The role of the 3rd party stops when the structural aspects of the home are complete. Cosmetics and the pretty stuff is NOT the 3rd party's responsibility. What goes on after the home is shipped to the site is between the homeowner, manufacturer and builder. Unfortunately, some GMs live in the Mobile Home World and so do some dealers.

"The third party's job is to make sure that the Quality Control Manual's procedues are being carried out." True, but there is more you are missing. The 3rd party is not the catch-all cure to a manufacturer's problems in the field. Procedures can be followed, but it is not inspection reports that design and build houses.

People build houses, good and bad.

When manufacturers hold themselves accountable to their end consumer, the homeowner, perhaps then the builder will also be held accountable by the manufacturer. In this day and age of digital video and pictures, it is hard to fathom why thiese medias are not being used to a manufacturer's advantage. One picture will stop "It's the manufacturer's fault" or "It was like that when it got here."

Anonymous said...

When I worked for a modular company in the mid nineties, we video taped each box while it was still in the factory awaiting final close up.

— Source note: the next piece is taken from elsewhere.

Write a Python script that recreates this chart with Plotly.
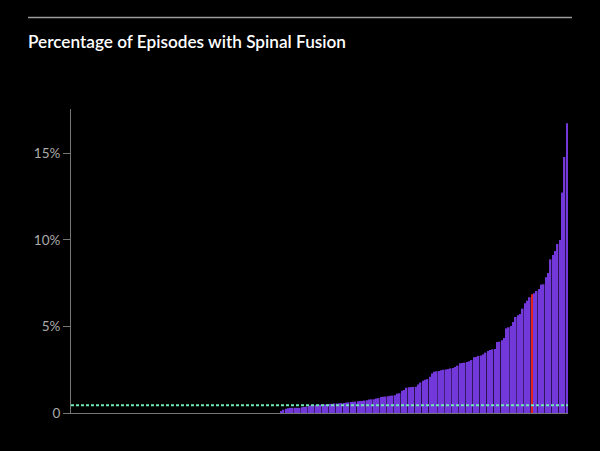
import plotly.graph_objects as go

# ---- data (percent of episodes with spinal fusion, sorted ascending) ----
zero_values = [
    0, 0, 0, 0, 0, 0, 0, 0, 0, 0, 0, 0, 0, 0, 0, 0, 0, 0, 0, 0,
    0, 0, 0, 0, 0, 0, 0, 0, 0, 0, 0, 0, 0, 0, 0, 0, 0, 0, 0, 0,
    0, 0, 0, 0, 0, 0, 0, 0, 0, 0, 0, 0, 0, 0, 0, 0, 0, 0, 0, 0,
    0, 0, 0, 0, 0, 0, 0, 0, 0, 0, 0, 0, 0, 0, 0, 0, 0, 0, 0, 0,
    0, 0, 0, 0, 0, 0, 0, 0, 0, 0,
]
low_values = [
    0.12, 0.19, 0.25, 0.27, 0.30, 0.30, 0.30, 0.30,
    0.30, 0.33, 0.35, 0.37,
    0.42, 0.44, 0.45, 0.46, 0.47, 0.48, 0.49, 0.50, 0.50,
    0.52, 0.53, 0.55, 0.55, 0.56, 0.57, 0.58,
    0.60, 0.62, 0.63, 0.65, 0.66, 0.68,
    0.69, 0.70, 0.72,
    0.74, 0.78, 0.79, 0.80,
    0.84, 0.86,
    0.93, 0.94, 0.95, 0.97,
    0.99, 1.01, 1.03,
    1.12, 1.14,
    1.29, 1.33,
    1.46, 1.49, 1.50, 1.51, 1.52,
    1.65, 1.76, 1.86,
    1.92, 1.96,
    2.10, 2.28,
    2.38, 2.41,
]
high_values = [
    2.43, 2.47, 2.50, 2.52, 2.54, 2.58, 2.60, 2.66, 2.74, 2.87,
    2.89, 2.91, 2.95, 2.99, 3.06, 3.22, 3.24, 3.30, 3.33, 3.39,
    3.49, 3.58, 3.64, 3.68, 3.70, 4.10, 4.12, 4.20, 4.34, 4.89,
    4.95, 5.03, 5.26, 5.55, 5.65, 5.72, 6.03, 6.34, 6.49, 6.69,
    6.86, 6.92, 7.05, 7.17, 7.42, 7.44, 7.84, 8.09, 8.88, 9.13,
    9.36, 9.77, 10.00, 12.74, 14.80, 16.74,
]
values = zero_values + low_values + high_values
providers = list(range(len(values)))
highlight_index = len(zero_values) + len(low_values) + 40
benchmark = 0.45

tick_vals = [0, 5, 10, 15]
tick_text = ["0", "5%", "10%", "15%"]
title_text = "Percentage of Episodes with Spinal Fusion"

BAR = "#7338d9"
RED = "#e2231a"
colors = [RED if i == highlight_index else BAR for i in providers]

fig = go.Figure()
fig.add_trace(go.Bar(
    x=providers, y=values,
    marker=dict(color=colors, line=dict(width=0)),
    hoverinfo="skip",
))
fig.add_trace(go.Scatter(
    x=[providers[0] - 0.5, providers[-1] + 0.5],
    y=[benchmark, benchmark],
    mode="lines",
    line=dict(color="#6ee8b4", width=2, dash="3px,2px"),
    hoverinfo="skip",
))

fig.update_layout(
    width=600, height=451,
    paper_bgcolor="#000000", plot_bgcolor="#000000",
    margin=dict(l=71, r=32, t=109, b=38),
    showlegend=False,
    bargap=0.3,
    font=dict(family="Lato", color="#ababab", size=13),
    title=dict(
        text=title_text,
        x=28 / 600, xref="container", xanchor="left",
        y=1 - 42 / 451, yref="container", yanchor="middle",
        font=dict(family="Lato", size=17.2, color="#ffffff", weight=600),
    ),
    xaxis=dict(
        range=[-0.5, len(values) - 0.5],
        showgrid=False, zeroline=False,
        showticklabels=False, ticks="",
        showline=True, linecolor="#777777", linewidth=1,
    ),
    yaxis=dict(
        range=[0, 17.57],
        tickvals=tick_vals, ticktext=tick_text,
        showgrid=False, zeroline=False,
        showline=True, linecolor="#777777", linewidth=1,
        ticks="outside", ticklen=7, tickcolor="#777777",
        tickfont=dict(size=13.5, color="#ababab"),
    ),
    shapes=[dict(
        type="line", xref="paper", yref="paper",
        x0=(28 - 71) / 497, x1=(572 - 71) / 497,
        y0=(413 - 17.5) / 304, y1=(413 - 17.5) / 304,
        line=dict(color="#9a9a9a", width=1.5),
    )],
)

fig.write_html(
    "out.html",
    config={"displayModeBar": False},
    post_script="document.body.style.margin='0';document.body.style.background='#000';",
)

I thought that was a standard in the industry. How 'bout it Coach and factory personel, is this still done as a CYA by the factories.

Salesman said...

I have worked for different factories. I notice that the factories that only use 1 person to look at a home before it is shipped had the poorest quality. The Quality control person can be intimidated by the factory management and workers if they complain about an issue needing to be fixed. Factory workers do not like to stop the job their doing to go fix a home that is outside waiting to be fixed. (Getting it right is their job!) Every home built should be inspected by the final supervisor, quality control and sales person (or sales coordinator) for issues before leaving the factory. A paper with things that need to be fixed is given to the division mgr, service mgr, sales mgr and plant mgr so they know what needs to be done before shipment.

Once a week the management team (listed above) should pick 1 home to walk together that is out in the yard waiting to be shipped. This pick should be random. They will actually see for themselves areas that need tweaking. said...

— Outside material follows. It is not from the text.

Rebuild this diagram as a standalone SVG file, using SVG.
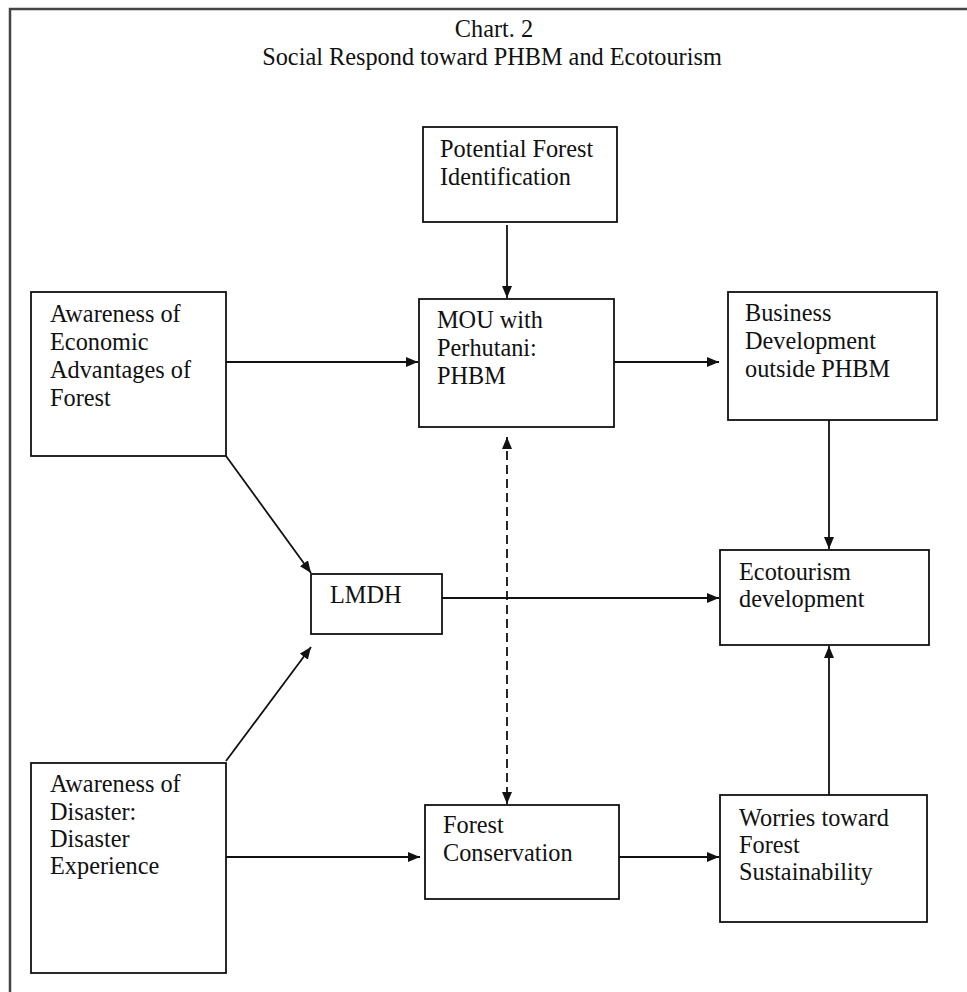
<svg xmlns="http://www.w3.org/2000/svg" width="967" height="992" viewBox="0 0 967 992">
<defs>
<style>
.box{fill:#fff;stroke:#111;stroke-width:1.8}
.t{font-family:"Liberation Serif","Times New Roman",serif;font-size:24.3px;fill:#111}
.c{stroke:#111;stroke-width:1.8;fill:none}
</style>
<marker id="ah" viewBox="0 0 12 10" refX="12" refY="5" markerWidth="12" markerHeight="10" markerUnits="userSpaceOnUse" orient="auto-start-reverse">
<path d="M0,0 L12,5 L0,10 Z" fill="#111"/>
</marker>
</defs>
<rect width="967" height="992" fill="#fff"/>
<path d="M10,992 V9 H967" fill="none" stroke="#444" stroke-width="2.5"/>
<g id="title">
<text class="t" x="494" y="37" text-anchor="middle">Chart. 2</text>
<text class="t" x="492" y="65" text-anchor="middle">Social Respond toward PHBM and Ecotourism</text>
</g>
<g id="connectors">
<line class="c" x1="507" y1="225" x2="507" y2="298" marker-end="url(#ah)"/>
<line class="c" x1="226" y1="362" x2="418" y2="362" marker-end="url(#ah)"/>
<line class="c" x1="614" y1="362" x2="719" y2="362" marker-end="url(#ah)"/>
<line class="c" x1="829" y1="420" x2="829" y2="549" marker-end="url(#ah)"/>
<line class="c" x1="226" y1="456" x2="311" y2="573" marker-end="url(#ah)"/>
<line class="c" x1="442" y1="598" x2="719" y2="598" marker-end="url(#ah)"/>
<line class="c" x1="226" y1="761" x2="311" y2="647" marker-end="url(#ah)"/>
<line class="c" x1="507" y1="437" x2="507" y2="804" stroke-dasharray="9,5" marker-start="url(#ah)" marker-end="url(#ah)"/>
<line class="c" x1="226" y1="857" x2="420" y2="857" marker-end="url(#ah)"/>
<line class="c" x1="614" y1="857" x2="719" y2="857" marker-end="url(#ah)"/>
<line class="c" x1="829" y1="795" x2="829" y2="646" marker-end="url(#ah)"/>
</g>
<g id="potential">
<rect class="box" x="423" y="127" width="194" height="95"/>
<text class="t" x="440" y="157">Potential Forest</text>
<text class="t" x="440" y="185">Identification</text>
</g>
<g id="economic">
<rect class="box" x="31" y="292" width="195" height="164"/>
<text class="t" x="50" y="322">Awareness of</text>
<text class="t" x="50" y="350">Economic</text>
<text class="t" x="50" y="378">Advantages of</text>
<text class="t" x="50" y="406">Forest</text>
</g>
<g id="mou">
<rect class="box" x="419" y="299" width="195" height="128"/>
<text class="t" x="437" y="328">MOU with</text>
<text class="t" x="437" y="356">Perhutani:</text>
<text class="t" x="437" y="384">PHBM</text>
</g>
<g id="business">
<rect class="box" x="728" y="292" width="209" height="128"/>
<text class="t" x="745" y="321">Business</text>
<text class="t" x="745" y="349">Development</text>
<text class="t" x="745" y="377">outside PHBM</text>
</g>
<g id="lmdh">
<rect class="box" x="311" y="574" width="131" height="60"/>
<text class="t" x="330" y="603">LMDH</text>
</g>
<g id="ecotourism">
<rect class="box" x="720" y="550" width="209" height="95"/>
<text class="t" x="739" y="580">Ecotourism</text>
<text class="t" x="739" y="607">development</text>
</g>
<g id="disaster">
<rect class="box" x="31" y="763" width="195" height="210"/>
<text class="t" x="50" y="792">Awareness of</text>
<text class="t" x="50" y="820">Disaster:</text>
<text class="t" x="50" y="847">Disaster</text>
<text class="t" x="50" y="874">Experience</text>
</g>
<g id="conservation">
<rect class="box" x="425" y="805" width="194" height="94"/>
<text class="t" x="443" y="833">Forest</text>
<text class="t" x="443" y="861">Conservation</text>
</g>
<g id="worries">
<rect class="box" x="720" y="795" width="207" height="127"/>
<text class="t" x="739" y="826">Worries toward</text>
<text class="t" x="739" y="853">Forest</text>
<text class="t" x="739" y="880">Sustainability</text>
</g>
</svg>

We lived in a modular home for 25 yrs. in New England and could not have been happier with it. The home's cost was lower than a comparable stick built and it did better than a lot of nearby stick builts during major hurricanes and blizzards while sitting on a hilltop 2 miles from the ocean. It also was easily modified when we decided to do a kitchen/dining room major upgrade as well as a finished walkout basement rework. I would have another modular in a skinny minute. As a matter of fact, we are currently living in a factory pre-cut framing home where the unit's frame is delivered to the site and the rest of the build is done on site. Based on the cost differential (modular much lower per s.f.),and the integrity and soundness of the finished product, I see modular as the clear winner hands down. As with any other product, buyer beware!!!Do your homework, select a factory, builder, and sales center carefully, and you will NOT regret buying a modular.